Why Government Says the Bill Is Necessary
According to the Ministry of Communication, Digital Technology and Innovations, the Bill is intended to address longstanding challenges in Ghana’s ICT sector.
These include:
- Fragmented government technology systems.
- Poor interoperability between public institutions.
- Weak enforcement of ICT standards.
- Growing cybersecurity threats.
- Lack of professional accountability in some areas of the technology sector.
Officials argue that stronger oversight will improve service quality, protect consumers, and enhance trust in Ghana’s digital economy.
Communications Minister Samuel Nartey George has defended the initiative, insisting that regulation is necessary to bring “sanity” and professionalism into the rapidly expanding technology ecosystem.
The Concerns Raised by Critics
Despite these objectives, the Bill has generated significant concern within Ghana’s technology community.
One major criticism involves licensing requirements.
Critics argue that broad definitions within earlier drafts could potentially affect software developers, fintech companies, cloud service providers, data analytics firms, mobile app developers, e-commerce platforms, and startups.
Many fear that mandatory licensing could create additional costs and administrative hurdles for small businesses and independent innovators.
Technology advocates point out that much of Ghana’s digital growth has come from individuals operating outside traditional corporate structures, self-taught programmers, freelance developers, startup founders, and university students building technology solutions with limited resources.
They worry that excessive regulation could discourage experimentation and entrepreneurship.
The Certification Debate
Another contentious provision concerns professional certification.
Reports indicate that certain ICT professionals may be required to obtain NITA certification before working in specific roles.
Supporters argue that certification could raise standards and improve professionalism across the industry.
Critics, however, question whether certification requirements could disadvantage self-taught developers and young graduates entering the workforce.
Some have also questioned how such requirements would align with government initiatives such as the One Million Coders Programme, which aims to train large numbers of young Ghanaians in digital skills.
Transparency Questions
A separate controversy emerged during stakeholder consultations held in May 2026.
Government officials acknowledged that versions of the Bill circulating publicly were outdated and that newer drafts had already been submitted for consideration.
This led to criticism from some stakeholders who argued that meaningful public consultation requires access to the latest version of the legislation under review.
Calls have since grown for the publication of the most current draft before Parliament proceeds further.

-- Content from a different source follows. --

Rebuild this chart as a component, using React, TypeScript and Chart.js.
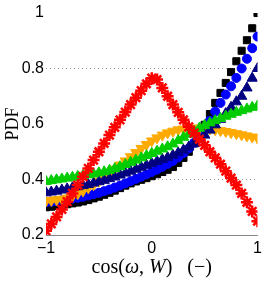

The Regulation Versus Innovation Question
At the center of the debate lies a broader question facing many countries around the world: how should governments regulate digital economies without undermining innovation?
Supporters of stronger regulation argue that digital ecosystems require standards, accountability, cybersecurity protections, and coordinated governance.
Opponents warn that overregulation could transform innovation from a creativity-driven process into a permission-driven process, where entrepreneurs must navigate complex compliance requirements before bringing products to market.
This tension is particularly important in developing economies where technology sectors often grow organically before formal regulatory systems fully mature.
What Happens Next?
The government has indicated that stakeholder feedback will help shape the final version of the legislation.
Many industry observers are calling for:
- Publication of the latest draft.
- Additional stakeholder consultations.
- Clearer definitions regarding licensing requirements.
- Stronger safeguards against regulatory overreach.
- Greater clarity on how certification requirements would work in practice.
As Parliament considers the Bill, the outcome could shape Ghana’s digital landscape for years to come.
The Bottom Line
The NITA Bill 2025 represents a major attempt to modernize digital governance in Ghana. Few disagree that stronger cybersecurity protections, improved interoperability, and better ICT standards are needed.
The challenge is finding the right balance.
Too little regulation could leave critical systems vulnerable and fragmented. Too much regulation could discourage innovation and create unnecessary barriers for startups and entrepreneurs.
How policymakers resolve this balance may ultimately determine whether Ghana’s digital economy becomes more competitive or more constrained in the years ahead.